Property Wealth, the How’s & Why’s – Part 3

There are many factors and methods of investment that come into consideration when discussing Property Wealth. Part 3 of this series takes a look at Flipping Properties.

Part 3 - Flipping


The term “Flipping” received a lot of press a few years back and made somewhat of a resurgence in the last few years. It means purchasing a property, making strategic capital improvements, and then immediately selling for a profit. Whilst much of the focus was on small residential opportunities, it had been extended to commercial and industrial properties as well.

Here’s why I don’t like it…

Property is not designed to be a liquid asset. As we discussed in a previous blog, governments long ago recognised the income potential of property and slugged it with stamp duties and taxes.
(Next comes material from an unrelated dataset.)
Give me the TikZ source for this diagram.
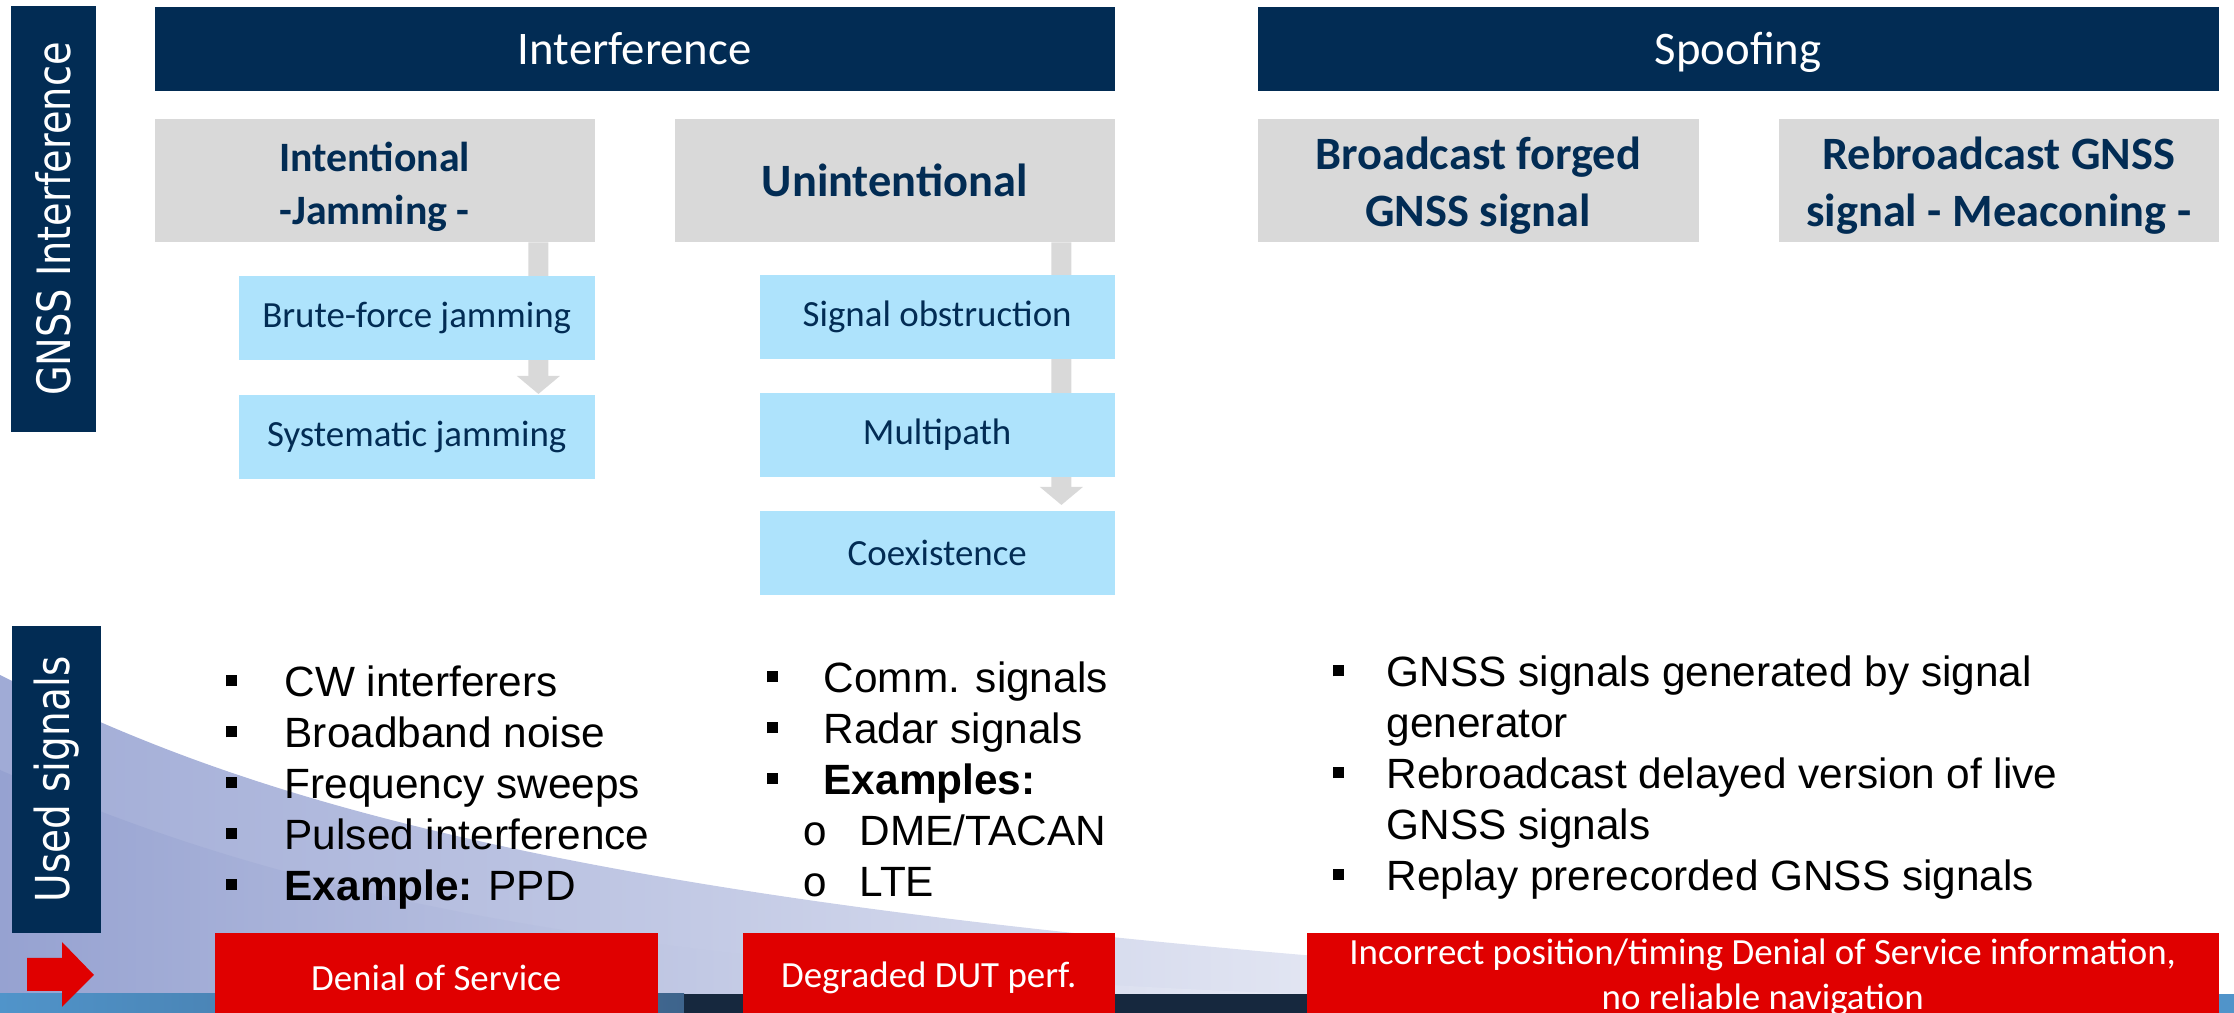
\documentclass[tikz,border=0pt]{standalone}
\usepackage{fontspec}
\setmainfont{Carlito}
\newfontfamily\arialf{Liberation Sans}
\newfontfamily\verdf{DejaVu Sans}
\newfontfamily\courf{Liberation Mono}
\usetikzlibrary{arrows.meta, positioning, backgrounds}
\definecolor{navy}{HTML}{022C54}
\definecolor{graybox}{HTML}{D9D9D9}
\definecolor{lblue}{RGB}{174,227,252}
\definecolor{redc}{RGB}{224,0,0}
\definecolor{lavA}{RGB}{160,171,214}
\definecolor{lavB}{RGB}{150,162,209}
\definecolor{stripl}{RGB}{80,148,202}
\definecolor{stripm}{RGB}{62,100,140}
\definecolor{stripd}{RGB}{22,40,62}
\newcommand{\sqb}[1]{\makebox[#1][l]{\rule[1.05mm]{1.1mm}{1.1mm}}}
\newcommand{\cib}{\makebox[9.3mm][l]{\hspace*{3.6mm}{\courf o}}}
\newcommand{\tstr}{\rule{0pt}{4.3mm}}

\begin{document}
\begin{tikzpicture}[x=0.1mm, y=-0.1mm,
    hdr/.style={fill=navy, text=white, anchor=north west, inner sep=0pt, minimum width=#1, minimum height=8.4mm, text height=0.9em, text depth=0pt, font=\fontsize{13.3}{16}\selectfont},
    catbox/.style={fill=graybox, text=navy, anchor=north west, inner sep=0pt, align=center, minimum width=#1, minimum height=12.3mm, font=\bfseries\fontsize{13.2}{16.2}\selectfont},
    subbox/.style={fill=lblue, text=navy, anchor=north west, inner sep=0pt, minimum width=35.6mm, minimum height=8.45mm, font=\fontsize{10.5}{12.6}\selectfont},
    vbar/.style={fill=navy, text=white, rotate=90, inner sep=0pt, font=\verdf\fontsize{10.9}{12}\selectfont},
    resbox/.style={fill=redc, text=white, anchor=north west, inner sep=0pt, align=center, minimum width=#1, minimum height=9mm, font=\fontsize{10.5}{12.8}\selectfont},
    lst/.style={anchor=base west, inner sep=0pt, font=\arialf\fontsize{12.05}{14.45}\selectfont},
    flow/.style={draw=graybox, line width=2mm, -{Triangle[width=4.2mm, length=1.8mm]}}]
    \useasboundingbox (0,0) rectangle (2234,1013);
    \shade[left color=lavA, right color=white] (0,675) .. controls (250,800) and (600,930) .. (1900,994) -- (0,994) -- cycle;
    \shade[left color=lavB, right color=lavA!25] (0,770) .. controls (250,880) and (550,965) .. (1300,994) -- (0,994) -- cycle;
    \shade[left color=stripl, right color=stripm] (0,994) rectangle (684,1013);
    \fill[stripd] (684,994) rectangle (2218,1013);
    \fill[stripl] (2218,994) rectangle (2234,1013);

    \node[vbar, minimum width=42.6mm, minimum height=8.5mm] (gnssbar) at (53.5,219) {\scalebox{1}[1.2]{GNSS Interference}};
    \node[vbar, minimum width=30.7mm, minimum height=8.9mm, font=\verdf\fontsize{11.1}{12}\selectfont] (usedbar) at (56.5,779.5) {\scalebox{1}[1.2]{Used signals}};

    \node[hdr=96mm] (intfhdr) at (154,6) {Interference};
    \node[hdr=96.1mm] (spoofhdr) at (1257,6) {Spoofing};

    \node[catbox=44mm, font=\bfseries\fontsize{11.9}{15}\selectfont] (intent) at (154,118) {\tstr Intentional\\-Jamming -};
    \node[catbox=44mm] (unint) at (674,118) {Unintentional};
    \node[catbox=44.1mm] (broad) at (1257,118) {\tstr Broadcast forged\\GNSS signal};
    \node[catbox=44mm] (rebroad) at (1778,118) {\tstr Rebroadcast GNSS\\signal - Meaconing -};

    \node[subbox] (brute) at (238,275) {Brute-force jamming};
    \node[subbox] (syst) at (238,394) {Systematic jamming};
    \node[subbox, minimum width=35.5mm] (sigobs) at (759,274) {Signal obstruction};
    \node[subbox, minimum width=35.5mm] (multi) at (759,392) {Multipath};
    \node[subbox, minimum width=35.5mm] (coex) at (759,510) {Coexistence};

    \begin{scope}[on background layer]
        \draw[flow] ([xshift=-5.7mm]intent.south east) -- ([xshift=-5.7mm]syst.north east);
        \draw[flow] ([xshift=-5.4mm]unint.south east) -- ([xshift=-5.4mm, yshift=0.5mm]coex.north east);
    \end{scope}

    \node[lst] (intlist) at (225,697) {\begin{tabular}[t]{@{}l@{}}
        \sqb{5.9mm}CW interferers\\
        \sqb{5.9mm}Broadband noise\\
        \sqb{5.9mm}Frequency sweeps\\
        \sqb{5.9mm}Pulsed interference\\
        \sqb{5.9mm}\textbf{Example:} PPD
    \end{tabular}};
    \node[lst] (unintlist) at (766,693) {\begin{tabular}[t]{@{}l@{}}
        \sqb{5.7mm}Comm. signals\\
        \sqb{5.7mm}Radar signals\\
        \sqb{5.7mm}\textbf{Examples:}\\
        \cib DME/TACAN\\
        \cib LTE
    \end{tabular}};
    \node[lst] (spooflist) at (1332,687) {\begin{tabular}[t]{@{}l@{}}
        \sqb{5.4mm}GNSS signals generated by signal\\
        \hspace*{5.4mm}generator\\
        \sqb{5.4mm}Rebroadcast delayed version of live\\
        \hspace*{5.4mm}GNSS signals\\
        \sqb{5.4mm}Replay prerecorded GNSS signals
    \end{tabular}};

    \fill[redc] (27,958) -- (62,958) -- (62,942) -- (94,975) -- (62,1007) -- (62,991) -- (27,991) -- cycle;
    \node[resbox=44.3mm] (dos) at (214,932) {Denial of Service};
    \node[resbox=37.2mm] (dut) at (742,932) {Degraded DUT perf.};
    \node[resbox=91.2mm] (incorr) at (1306,932) {Incorrect position/timing Denial of Service information,\\no reliable navigation};
\end{tikzpicture}
\end{document}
Also regulations surrounding the transfer of property are a drag on its time based liquidity.

Property transactions are also much larger in capital and require structured funding arrangements in most cases, which also takes time.
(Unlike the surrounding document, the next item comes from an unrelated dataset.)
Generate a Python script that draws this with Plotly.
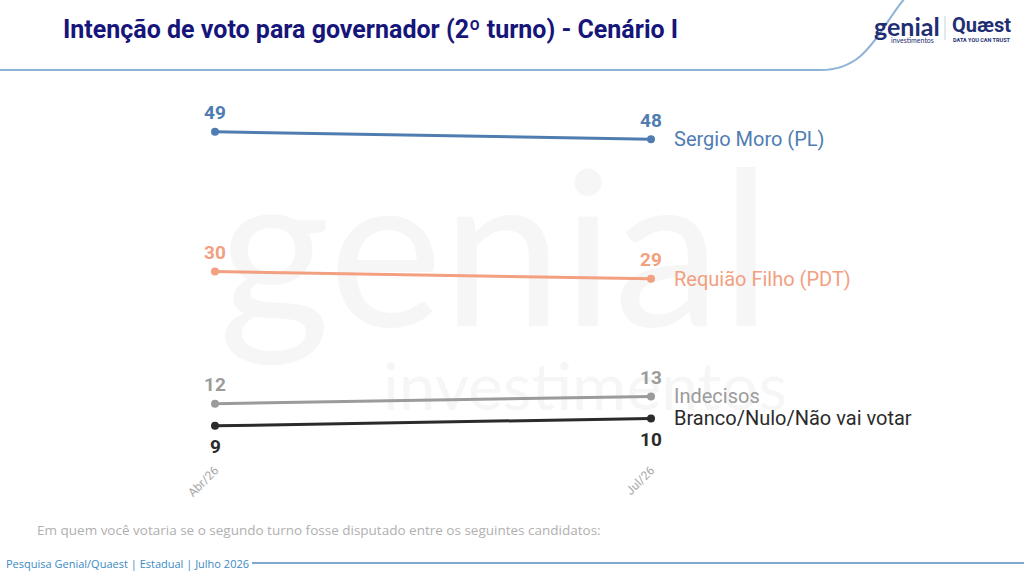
import plotly.graph_objects as go

# ---- data ----
periods = ["Abr/26", "Jul/26"]
names = ["Sergio Moro (PL)", "Requião Filho (PDT)", "Indecisos", "Branco/Nulo/Não vai votar"]
moro = [49, 48]
requiao = [30, 29]
indecisos = [12, 13]
branco = [9, 10]
series_values = [moro, requiao, indecisos, branco]
colors = ["#4F7DB2", "#F2A07F", "#9B9B9B", "#2B2B2B"]
label_side = [1, 1, 1, -1]   # 1 = value label above the point, -1 = below

W, H = 1024, 574
ML, MR, MT, MB = 215, 373, 100, 114
PW, PH = W - ML - MR, H - MT - MB

def px(x):
    return (x - ML) / PW

def py(y):
    return (H - MB - y) / PH

xs = list(range(len(periods)))

fig = go.Figure()

y_lo, y_hi = 4.35, 53.33
def dv(ypix):
    return y_lo + (H - MB - ypix) / PH * (y_hi - y_lo)
def dx(xpix):
    return (xpix - ML) / PW * (xs[-1] - xs[0])

# faint watermark (drawn first so lines sit on top)
fig.add_trace(go.Scatter(
    x=[dx(495), dx(585)], y=[dv(272), dv(393)], mode="text",
    text=["genial", "investimentos"],
    textfont=dict(family="Lato", size=[215, 66], color="#F6F6F6"),
    textposition="middle center", hoverinfo="skip", showlegend=False, cliponaxis=False))

for nm, vals, col, side in zip(names, series_values, colors, label_side):
    fig.add_trace(go.Scatter(
        x=xs, y=vals, mode="lines+markers", name=nm,
        line=dict(color=col, width=3), marker=dict(color=col, size=8),
        cliponaxis=False, showlegend=False, hoverinfo="skip"))
    for xi, v in zip(xs, vals):
        fig.add_annotation(x=xi, y=v, xref="x", yref="y", text=f"<b>{v}</b>",
                           showarrow=False, xanchor="center", yanchor="middle",
                           yshift=19 * side if side > 0 else -21,
                           font=dict(family="Roboto", size=19, color=col))
    fig.add_annotation(x=xs[-1], y=vals[-1], xref="x", yref="y", text=nm,
                       showarrow=False, xanchor="left", yanchor="middle", xshift=21,
                       font=dict(family="Roboto", size=20, color=col))

fig.update_xaxes(range=[xs[0], xs[-1]], tickvals=xs, ticktext=periods, tickangle=-45,
                 showgrid=True, gridcolor="#EDEDED", gridwidth=1, zeroline=False,
                 showline=False, ticks="", tickfont=dict(family="Roboto", size=12, color="#A8A8A8"),
                 fixedrange=True)
fig.update_yaxes(range=[y_lo, y_hi], visible=False, fixedrange=True)

# title
fig.add_annotation(xref="paper", yref="paper", x=px(61), y=py(29),
                   text="<b>Intenção de voto para governador (2º turno) - Cenário I</b>",
                   showarrow=False, xanchor="left", yanchor="middle",
                   font=dict(family="Roboto", size=25, color="#16157A"))

# header line with curve
path = (f"M {px(0)} {py(70)} L {px(820)} {py(70)} "
        f"C {px(868)} {py(70)} {px(878)} {py(30)} {px(905)} {py(-2)}")
fig.add_shape(type="path", path=path, xref="paper", yref="paper",
              line=dict(color="#8DB3D6", width=2))

# logos (as text)
fig.add_annotation(xref="paper", yref="paper", x=px(872), y=py(26), text="<b>genial</b>",
                   showarrow=False, xanchor="left", yanchor="middle",
                   font=dict(family="Lato", size=25, color="#1F2F73"))
fig.add_annotation(xref="paper", yref="paper", x=px(889), y=py(40), text="investimentos",
                   showarrow=False, xanchor="left", yanchor="middle",
                   font=dict(family="Lato", size=7, color="#1F2F73"))
fig.add_shape(type="line", xref="paper", yref="paper", x0=px(945), x1=px(945), y0=py(16), y1=py(40),
              line=dict(color="#C9D3E3", width=1))
fig.add_annotation(xref="paper", yref="paper", x=px(950), y=py(25), text="<b>Quæst</b>",
                   showarrow=False, xanchor="left", yanchor="middle",
                   font=dict(family="Roboto", size=20, color="#1F2F73"))
fig.add_annotation(xref="paper", yref="paper", x=px(951), y=py(40), text="<b>DATA YOU CAN TRUST</b>",
                   showarrow=False, xanchor="left", yanchor="middle",
                   font=dict(family="Roboto", size=5.5, color="#1F2F73"))

# footer
fig.add_annotation(xref="paper", yref="paper", x=px(35), y=py(530),
                   text="Em quem você votaria se o segundo turno fosse disputado entre os seguintes candidatos:",
                   showarrow=False, xanchor="left", yanchor="middle",
                   font=dict(family="Open Sans", size=13.5, color="#B0B0B0"))
fig.add_annotation(xref="paper", yref="paper", x=px(4), y=py(563),
                   text="Pesquisa Genial/Quaest | Estadual | Julho 2026",
                   showarrow=False, xanchor="left", yanchor="middle",
                   font=dict(family="Open Sans", size=11, color="#3C8AC4"))
fig.add_shape(type="line", xref="paper", yref="paper", x0=px(252), x1=px(1024), y0=py(563), y1=py(563),
              line=dict(color="#7EA8CF", width=2))

fig.update_layout(width=W, height=H, margin=dict(l=ML, r=MR, t=MT, b=MB),
                  paper_bgcolor="white", plot_bgcolor="white", showlegend=False)

fig.write_html("out.html", config={"displayModeBar": False},
               post_script="document.body.style.margin='0';")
Having said that, property is therefore not subject to the hour by hour changes in value that the stock market has, but as a slow burner it takes time to achieve capital growth.

I’m not saying flipping doesn’t work…what I am saying is that it can be a subjective argument about which property, and what capital improvements, will constitute a successful Flip, and when you start making subjective decisions on big capital investments then you start to slide towards greater risk.